Par exemple, en ce qui concerne les infrastructures, l’institution de Bretton Woods recommande d’investir dans l’expansion des routes de fibre terrestre et la diversification des itinéraires (notamment vers l’Éthiopie, le Soudan du Sud et la République centrafricaine), tout en renforçant la couverture dans les zones rurales et frontalières. Le gouvernement est également appelé à établir un centre de données neutre vis-à-vis des opérateurs, qui servirait également de second point d’échange Internet (IXP).
Ouganda (30 millions sur 48,6 millions)
L’Ouganda compte 30 millions de personnes non connectées à Internet, selon la GSMA, alors que la population du pays est estimée à 48,6 millions d’habitants par la Banque mondiale, soit 61,8%. La Commission ougandaise des communications (UCC) indique pour sa part que le nombre d’abonnés actifs à l’Internet mobile s’élevait à 19,5 millions à fin décembre 2024.

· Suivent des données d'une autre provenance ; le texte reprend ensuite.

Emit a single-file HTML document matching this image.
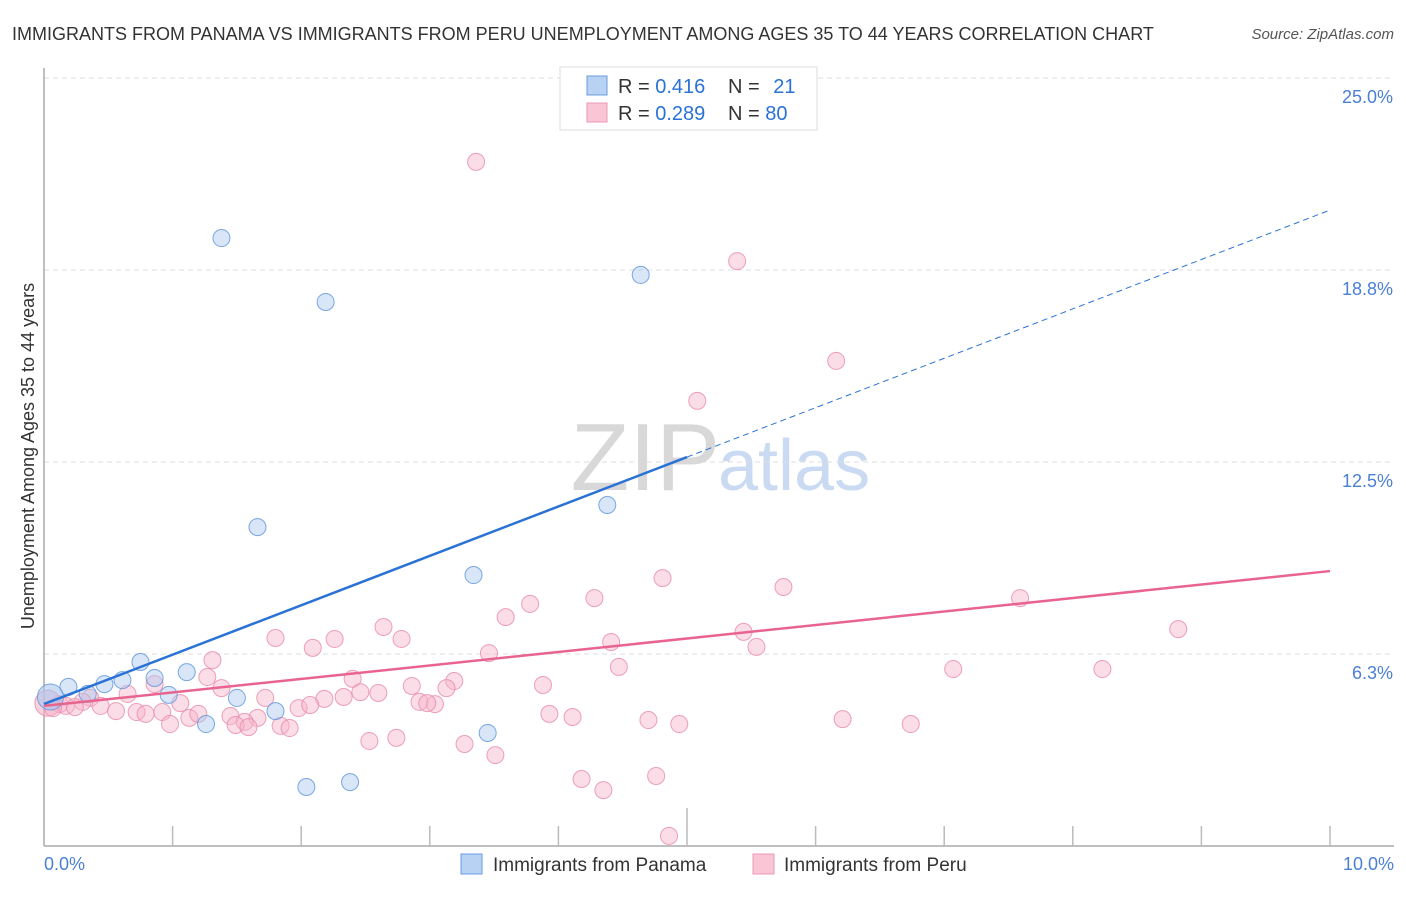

Pour accélérer la transformation numérique et favoriser la reprise économique, le gouvernement ougandais mise sur l’élargissement de l’accès à Internet. Il a obtenu en mars 2023 un financement de 1800 milliards de shillings auprès de la Banque mondiale et a contracté un prêt de 150 millions de dollars auprès de la Banque d’exportation et d’importation de Chine (China Eximbank) pour soutenir cette initiative.
Par ailleurs, en août 2023, l’exécutif a réduit le coût de l’Internet public mensuel de 70 à 35 dollars et a annoncé en février 2024 son ambition de le ramener à 5 dollars d’ici un an.